The documentary is made available to local PBS stations to air as part of their programming. Usually these can be found on weekends or during pledge drives.
Starting in 2009 the series also can be found on MLB Network Sunday nights at 8 PM ET/5 PM PT. These airings include commercial breaks which stretch the run time of each episode from around 1 hour to 2 or even 3 depending on how many breaks MLB Network adds to the episode. As the series was intended to air commercial free on public television the breaks are often quite abrupt. The first episode to air on the network also had utterances of the word "nigger" (as read from first person accounts or quotes from the time) bleeped out, despite the offensive language of the episode being heard uncensored on over-the-air PBS stations for years. Later episodes dropped this censoring but added a disclaimer at the beginning of the program warning that it contained offensive language.

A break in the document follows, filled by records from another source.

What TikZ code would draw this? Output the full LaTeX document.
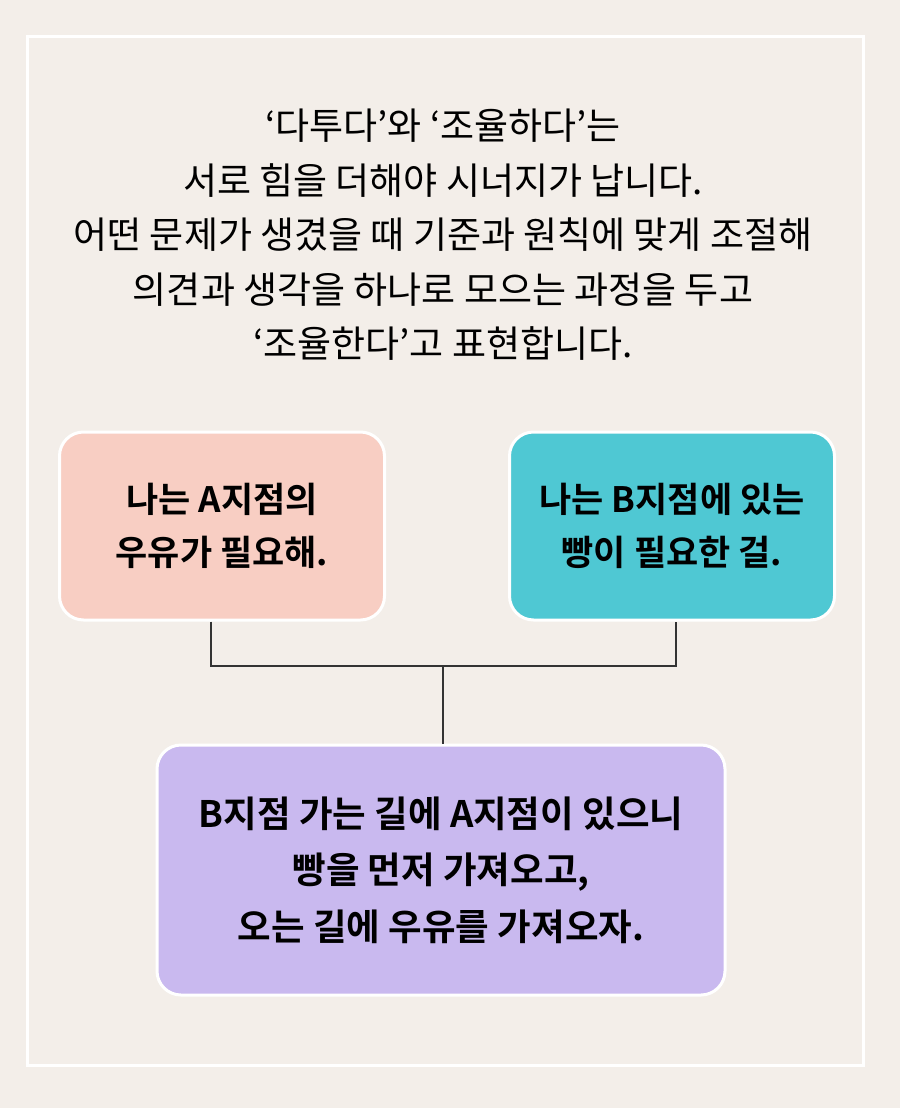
\documentclass[tikz,border=0pt]{standalone}
\usepackage{fontspec}
\newfontfamily\kr{Noto Sans CJK KR}
\newfontfamily\krb{Noto Sans CJK KR Bold}
\definecolor{bg}{HTML}{F3EEE9}
\definecolor{pinkbox}{HTML}{F8CEC3}
\definecolor{tealbox}{HTML}{4FC8D3}
\definecolor{purplebox}{HTML}{C9B9EF}
\definecolor{linec}{HTML}{333333}
\tikzset{
  card/.style={draw=white, line width=3pt, rounded corners=24pt, align=center,
    font=\krb\fontsize{35}{53}\selectfont, text=black, inner sep=0pt},
  conn/.style={draw=linec, line width=2pt},
  title/.style={align=center, font=\kr\fontsize{37}{54.5}\selectfont, text=black}
}
\begin{document}
\begin{tikzpicture}[x=1pt,y=-1pt]
\fill[bg] (0,0) rectangle (900,1108);
\useasboundingbox (0,0) rectangle (900,1108);
\draw[white, line width=3pt] (27,37) rectangle (863,1065);
\node[title] (head) at (443,235) {‘다투다’와 ‘조율하다’는\\서로 힘을 더해야 시너지가 납니다.\\어떤 문제가 생겼을 때 기준과 원칙에 맞게 조절해\\의견과 생각을 하나로 모으는 과정을 두고\\‘조율한다’고 표현합니다.};
\node[card, fill=pinkbox, minimum width=325pt, minimum height=188pt] (pink) at (222,526) {나는 A지점의\\우유가 필요해.};
\node[card, fill=tealbox, minimum width=325pt, minimum height=188pt] (teal) at (672,526) {나는 B지점에 있는\\빵이 필요한 걸.};
\node[card, fill=purplebox, minimum width=568pt, minimum height=250pt, font=\krb\fontsize{36.5}{56.5}\selectfont] (purple) at (441,870) {B지점 가는 길에 A지점이 있으니\\빵을 먼저 가져오고,\\오는 길에 우유를 가져오자.};
\coordinate (join) at (443,666);
\draw[conn] ([xshift=-11pt]pink.south) |- (join) -| ([xshift=4pt]teal.south);
\draw[conn] (join) -- (join |- purple.north);
\end{tikzpicture}
\end{document}
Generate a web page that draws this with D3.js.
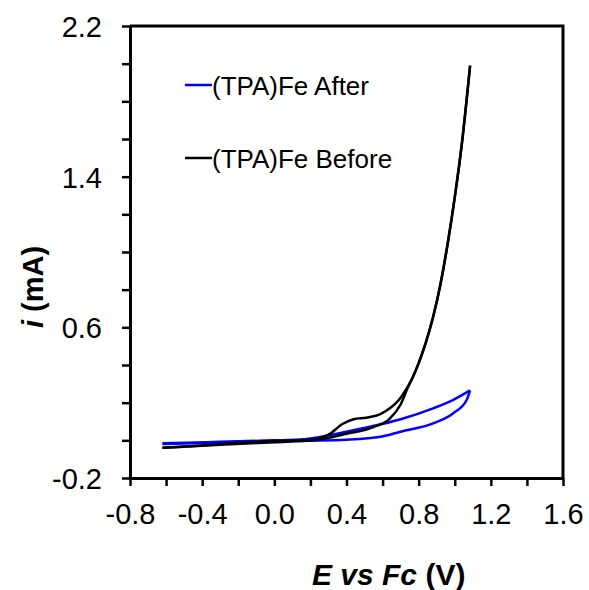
<!DOCTYPE html>
<meta charset="utf-8">
<script src="https://d3js.org/d3.v7.min.js"></script>
<style>
  body { margin: 0; background: #fff; }
  text { font-family: "Liberation Sans", Arial, sans-serif; fill: #000; }
</style>
<body>
<div id="cv"></div>
</body>
<script>
// cyclic voltammograms, potential (V vs Fc) and current (mA)
// each loop is stored as its two branches, both ordered by increasing potential
var beforeUpV = [-0.62, -0.4, -0.2, 0.0, 0.2, 0.3, 0.38, 0.44, 0.51, 0.59, 0.64, 0.69, 0.72, 0.76, 0.80, 0.84, 0.88, 0.92, 0.96, 1.00, 1.04, 1.085];
var beforeUpI = [-0.04, -0.027, -0.013, -0.004, 0.002, 0.03, 0.088, 0.112, 0.12, 0.14, 0.17, 0.214, 0.255, 0.32, 0.41, 0.52, 0.655, 0.825, 1.04, 1.29, 1.58, 1.99];
var beforeLowV = [-0.62, -0.3, 0.0, 0.21, 0.40, 0.55, 0.64, 0.70, 0.74, 0.76, 0.80, 0.84, 0.88, 0.92, 0.96, 1.00, 1.04, 1.085];
var beforeLowI = [-0.04, -0.024, -0.01, 0.0, 0.035, 0.07, 0.115, 0.19, 0.28, 0.32, 0.41, 0.52, 0.655, 0.825, 1.04, 1.29, 1.58, 1.99];
var afterUpV = [-0.62, -0.3, 0.0, 0.14, 0.31, 0.49, 0.70, 0.88, 0.99, 1.085];
var afterUpI = [-0.016, -0.008, 0.0, 0.004, 0.028, 0.064, 0.112, 0.17, 0.214, 0.265];
var afterLowV = [-0.62, -0.3, 0.0, 0.2, 0.40, 0.59, 0.70, 0.88, 0.99, 1.066, 1.085];
var afterLowI = [-0.02, -0.012, -0.005, -0.002, 0.003, 0.019, 0.046, 0.09, 0.143, 0.214, 0.265];

var seriesNames = ["(TPA)Fe After", "(TPA)Fe Before"];
var seriesColors = ["#0000ff", "#000000"];

var xTicks = d3.range(-8, 17, 2).map(function (d) { return d / 10; });
var yTicks = d3.range(-2, 23, 2).map(function (d) { return d / 10; });
var xLabels = [-0.8, -0.4, 0.0, 0.4, 0.8, 1.2, 1.6];
var yLabels = [-0.2, 0.6, 1.4, 2.2];

var margin = { top: 26, right: 26, bottom: 112, left: 130 },
    width = 589 - margin.left - margin.right,
    height = 590 - margin.top - margin.bottom;

var svg = d3.select("#cv")
    .append("svg")
    .attr("width", 589)
    .attr("height", 590)
    .append("g")
    .attr("transform", "translate(" + margin.left + "," + margin.top + ")");

var x = d3.scaleLinear().domain([-0.8, 1.6]).range([0, width]);
var y = d3.scaleLinear().domain([-0.2, 2.2]).range([height, 0]);

function isLabel(list, d) {
    return list.some(function (v) { return Math.abs(v - d) < 1e-6; });
}
// plain hyphen for negatives, like the original figure
function fmt(d) {
    return d3.format(".1f")(d).replace("\u2212", "-");
}

// box (top and right)
svg.append("path")
    .attr("d", "M0,0H" + width + "V" + height)
    .attr("fill", "none")
    .attr("stroke", "#000")
    .attr("stroke-width", 3);

// x axis
var gx = svg.append("g")
    .attr("transform", "translate(0," + height + ")")
    .call(d3.axisBottom(x).tickValues(xTicks).tickSize(8).tickSizeOuter(0)
        .tickFormat(function (d) { return isLabel(xLabels, d) ? fmt(d) : ""; }));
gx.select(".domain").attr("stroke-width", 3);
gx.selectAll(".tick line").attr("stroke-width", 2.5);
gx.selectAll(".tick text")
    .attr("y", 25).attr("dy", "0.71em")
    .style("font-size", "29px")
    .style("font-family", "'Liberation Sans', Arial, sans-serif");

// y axis
var gy = svg.append("g")
    .call(d3.axisLeft(y).tickValues(yTicks).tickSize(8).tickSizeOuter(0)
        .tickFormat(function (d) { return isLabel(yLabels, d) ? fmt(d) : ""; }));
gy.select(".domain").attr("stroke-width", 3);
gy.selectAll(".tick line").attr("stroke-width", 2.5);
gy.selectAll(".tick text")
    .attr("x", -28).attr("dy", "0.36em")
    .style("font-size", "29px")
    .style("font-family", "'Liberation Sans', Arial, sans-serif");

// axis titles
var xt = svg.append("text")
    .attr("x", 182)
    .attr("y", 559)
    .style("font-size", "30px")
    .style("font-weight", "bold");
xt.append("tspan").style("font-style", "italic").text("E vs Fc");
xt.append("tspan").text(" (V)");

var yt = svg.append("text")
    .attr("transform", "translate(-87," + 302 + ") rotate(-90)")
    .style("font-size", "29px")
    .style("font-weight", "bold");
yt.append("tspan").style("font-style", "italic").text("i");
yt.append("tspan").text(" (mA)");

// curves
var line = d3.line()
    .x(function (d) { return x(d[0]); })
    .y(function (d) { return y(d[1]); })
    .curve(d3.curveMonotoneX);

var curves = [
    { c: 0, pts: d3.zip(afterUpV, afterUpI) },
    { c: 0, pts: d3.zip(afterLowV, afterLowI) },
    { c: 1, pts: d3.zip(beforeLowV, beforeLowI) },
    { c: 1, pts: d3.zip(beforeUpV, beforeUpI) }
];

svg.selectAll(".cv")
    .data(curves)
    .enter()
    .append("path")
    .attr("class", "cv")
    .attr("d", function (d) { return line(d.pts); })
    .attr("fill", "none")
    .attr("stroke", function (d) { return seriesColors[d.c]; })
    .attr("stroke-width", 2.5)
    .attr("stroke-linejoin", "round");

// legend
var legend = svg.selectAll(".leg")
    .data(seriesNames)
    .enter()
    .append("g")
    .attr("class", "leg")
    .attr("transform", function (d, i) { return "translate(55," + (59 + i * 73) + ")"; });
legend.append("line")
    .attr("x1", 0).attr("x2", 27)
    .attr("stroke", function (d, i) { return seriesColors[i]; })
    .attr("stroke-width", 2.5);
legend.append("text")
    .attr("x", 27)
    .attr("y", 10)
    .style("font-size", "26px")
    .text(function (d) { return d; });
</script>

The following is a non-exhaustive list of people not involved in baseball who were interviewed in the documentary:
The following is a non-exhaustive list of people who were more involved in the game of baseball, and were interviewed in the documentary:
The following did voices of characters in Baseball:
The entire series was released on a ten-disc DVD set on September 28, 2004, with each inning on a separate disc and a tenth disc of unaired material titled Extra Innings featuring a making of Baseball among other features.
A revised DVD set, now including The Tenth Inning, was released on October 5, 2010, as was a standalone Blu-ray disc containing only The Tenth Inning.